─── Stored records
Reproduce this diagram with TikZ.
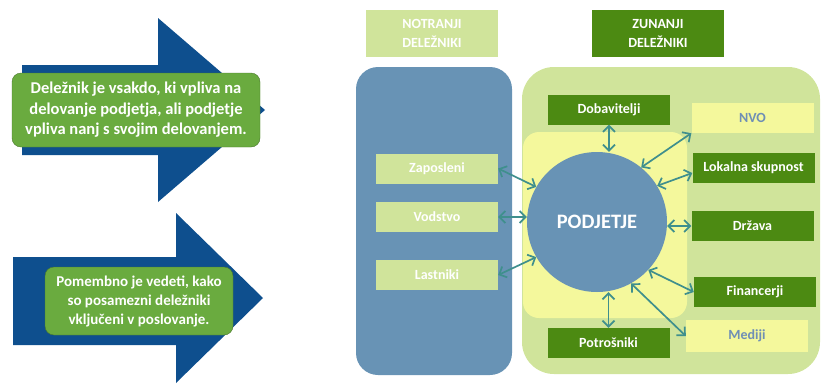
\documentclass[tikz,border=0pt]{standalone}
\usepackage{fontspec}
\setmainfont{Carlito}
\usetikzlibrary{arrows.meta}

\definecolor{darkblue}{HTML}{0E4F8E}
\definecolor{leafgreen}{HTML}{6AAB3F}
\definecolor{palegreen}{HTML}{D0E49B}
\definecolor{deepgreen}{HTML}{4C8A12}
\definecolor{paleyellow}{HTML}{F4F89C}
\definecolor{steelblue}{HTML}{6893B5}
\definecolor{tealline}{HTML}{3F8F8D}
\definecolor{greytext}{HTML}{6F8FB5}

\tikzset{
    infobox/.style={fill=leafgreen,draw=leafgreen!70!black,rounded corners=9pt,text=white,
        align=center,inner sep=0pt},
    header/.style={minimum width=132pt,minimum height=47pt,align=center,text=white,
        font=\fontsize{14}{19}\selectfont\bfseries,inner sep=0pt},
    item/.style={minimum width=122pt,minimum height=30pt,text=white,
        font=\fontsize{14}{16}\selectfont\bfseries,inner sep=0pt},
}

\begin{document}
\begin{tikzpicture}[x=1pt,y=-1pt]
    \useasboundingbox (0,0) rectangle (821,383);

    % big arrows on the left
    \fill[darkblue] (22,65) -- (158,65) -- (158,18) -- (265,110) -- (158,202) -- (158,155) -- (22,155) -- cycle;
    \fill[darkblue] (13,257) -- (176,257) -- (176,213) -- (263,298) -- (176,383) -- (176,345) -- (13,345) -- cycle;

    \node[infobox,minimum width=248pt,minimum height=74pt,font=\fontsize{16.5}{20.5}\selectfont\bfseries] (def) at (136,110)
        {Deležnik je vsakdo, ki vpliva na\\delovanje podjetja, ali podjetje\\vpliva nanj s svojim delovanjem.};
    \node[infobox,minimum width=188pt,minimum height=68pt,font=\fontsize{15}{19}\selectfont\bfseries] (note) at (139,301)
        {Pomembno je vedeti, kako\\so posamezni deležniki\\vključeni v poslovanje.};

    % panels
    \node[header,fill=palegreen] (notranji) at (432,33.5) {NOTRANJI\\DELEŽNIKI};
    \node[header,fill=deepgreen] (zunanji) at (658,33.5) {ZUNANJI\\DELEŽNIKI};

    \node[fill=steelblue,rounded corners=22pt,minimum width=156pt,minimum height=308pt] (inner) at (434,221) {};
    \node[fill=palegreen,rounded corners=32pt,minimum width=298pt,minimum height=307pt] (outer) at (671,220.5) {};
    \node[fill=paleyellow,rounded corners=16pt,minimum width=164pt,minimum height=186pt] (core) at (605,225) {};

    \node[circle,fill=steelblue,minimum size=140pt,inner sep=0pt,text=white,
        font=\fontsize{20.5}{22}\selectfont\bfseries] (podjetje) at (597,222) {PODJETJE};

    \begin{scope}[every node/.style={item,fill=palegreen}]
        \node (zaposleni) at (437,168.5) {Zaposleni};
        \node (vodstvo) at (437,217) {Vodstvo};
        \node (lastniki) at (437,275) {Lastniki};
    \end{scope}

    \begin{scope}[every node/.style={item,fill=deepgreen}]
        \node (dobavitelji) at (609,109.5) {Dobavitelji};
        \node[fill=paleyellow,text=greytext] (nvo) at (752.5,118) {NVO};
        \node (lokalna) at (753.5,168) {Lokalna skupnost};
        \node (drzava) at (752.5,226) {Država};
        \node (financerji) at (755,292) {Financerji};
        \node[fill=paleyellow,text=greytext,minimum height=32pt] (mediji) at (747,336) {Mediji};
        \node (potrosniki) at (608.5,343) {Potrošniki};
    \end{scope}

    \begin{scope}[every edge/.style={draw,tealline,line width=1.7pt,
            {Straight Barb[length=6pt,width=12pt]}-{Straight Barb[length=6pt,width=12pt]}}]
        \path (zaposleni.east) edge (podjetje.150);
        \path (vodstvo.east) edge (vodstvo.east -| podjetje.west);
        \path (lastniki.east) edge (podjetje.210);

        \path (dobavitelji.south) edge (dobavitelji.south |- podjetje.north);
        \path (nvo.south west) edge (podjetje.51);
        \path ([yshift=-5pt]lokalna.west) edge (podjetje.31);
        \path (drzava.west) edge (drzava.west -| podjetje.east);
        \path (financerji.west) edge (podjetje.-43);
        \path (mediji.west) edge (podjetje.-61);
        \path (potrosniki.north) edge (potrosniki.north |- podjetje.south);
    \end{scope}
\end{tikzpicture}
\end{document}
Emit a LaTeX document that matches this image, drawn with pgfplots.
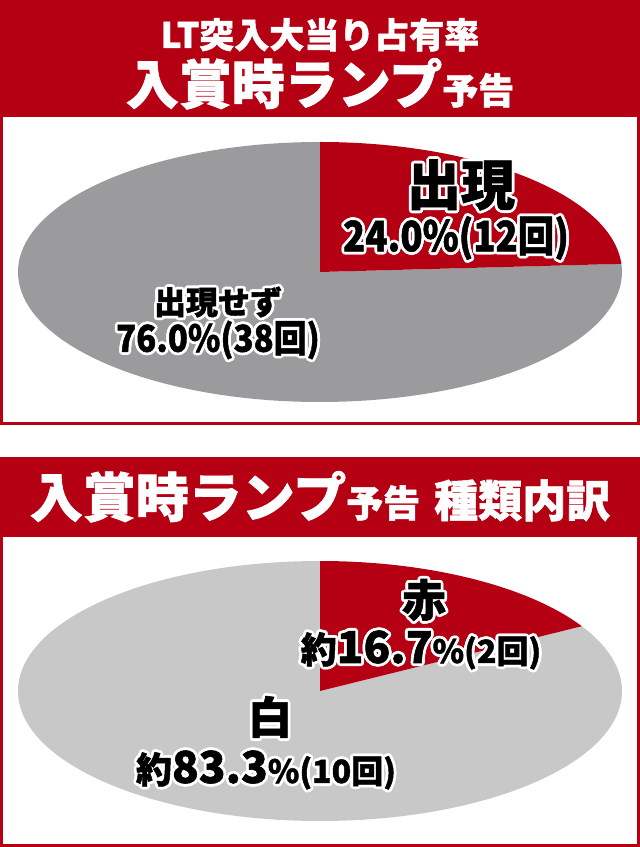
\documentclass[border=0pt]{standalone}
\usepackage{pgfplots}
\pgfplotsset{compat=1.18}
\usepackage{pgfplotstable}
\usepackage{fontspec}
\setmainfont{Noto Sans CJK JP}[BoldFeatures={FakeBold=1.3}]

\definecolor{crimson}{HTML}{B50014}
\definecolor{piegray}{HTML}{9B9B9D}
\definecolor{pielight}{HTML}{C8C8C8}

% share of each slice, in percent
\pgfplotstableread{
slice value
hit   24.0
miss  76.0
}\toppie
\pgfplotstableread{
slice value
red   16.7
white 83.3
}\botpie

% black text with a white outline
\newcommand{\olabel}[2]{%
  \foreach \a in {0,30,...,330}{\node[white,inner sep=0] at ([shift={(\a:2.8pt)}]#1) {#2};}
  \node[black,inner sep=0] at (#1) {#2};}
\newcommand{\fs}[1]{\fontsize{#1}{#1}\selectfont}

\begin{document}
\begin{tikzpicture}[x=1pt,y=1pt]
\useasboundingbox (0,0) rectangle (640,847);

% panels
\fill[crimson] (0,730) rectangle (640,847);
\draw[crimson, line width=3pt] (1.5,423) rectangle (638.5,731);
\fill[crimson] (0,310) rectangle (640,390);
\draw[crimson, line width=3pt] (1.5,1.5) rectangle (638.5,311);

% top pie
\pgfplotstablegetelem{0}{value}\of\toppie
\pgfmathsetmacro\topA{90-3.6*\pgfplotsretval}
\pgfmathsetmacro\topB{\topA+360}
\begin{axis}[at={(320pt,575pt)}, anchor=center, hide axis, scale only axis,
    width=604pt, height=260pt, xmin=-1, xmax=1, ymin=-1, ymax=1, clip=false]
  \fill[piegray] (axis cs:0,0) -- (axis cs:0,1)
    arc[start angle=90, end angle=\topB, x radius=1, y radius=1] -- cycle;
  \fill[crimson] (axis cs:0,0) -- (axis cs:0,1)
    arc[start angle=90, end angle=\topA, x radius=1, y radius=1] -- cycle;
\end{axis}

% bottom pie
\pgfplotstablegetelem{0}{value}\of\botpie
\pgfmathsetmacro\botA{90-3.6*\pgfplotsretval}
\pgfmathsetmacro\botB{\botA+360}
\begin{axis}[at={(320pt,156pt)}, anchor=center, hide axis, scale only axis,
    width=604pt, height=260pt, xmin=-1, xmax=1, ymin=-1, ymax=1, clip=false]
  \fill[pielight] (axis cs:0,0) -- (axis cs:0,1)
    arc[start angle=90, end angle=\botB, x radius=1, y radius=1] -- cycle;
  \fill[crimson] (axis cs:0,0) -- (axis cs:0,1)
    arc[start angle=90, end angle=\botA, x radius=1, y radius=1] -- cycle;
\end{axis}

% headers
\node[white, anchor=base] at (320,799) {\fs{35}\bfseries LT突入大当り占有率};
\node[white, anchor=base] at (320,743) {\fs{53}\bfseries 入賞時ランプ\fs{36}予告};
\node[white, anchor=base] at (320,330) {\fs{53}\bfseries 入賞時ランプ\fs{37}予告\hspace{14pt}\fs{44}種類内訳};

% slice labels
\olabel{461,662}{\fs{54}\bfseries 出現}
\olabel{456,609}{\scalebox{0.87}[1]{\fs{42}\bfseries 24.0\%(12回)}}
\olabel{218,545}{\fs{32}\bfseries 出現せず}
\olabel{218,507}{\scalebox{0.89}[1]{\fs{37}\bfseries 76.0\%(38回)}}
\olabel{424,247}{\fs{44}\bfseries 赤}
\olabel{421,197}{\bfseries\fs{36}約\fs{44}16.7\fs{32}\%(2回)}
\olabel{270,130}{\fs{44}\bfseries 白}
\olabel{266,77}{\bfseries\fs{36}約\fs{44}83.3\fs{32}\%(10回)}
\end{tikzpicture}
\end{document}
──────
## What the task requires
Where a line in the material above holds "with", copy that line.

## Output of the task
Reproduce this diagram with TikZ.
Emit a LaTeX document that matches this image, drawn with pgfplots.
% black text with a white outline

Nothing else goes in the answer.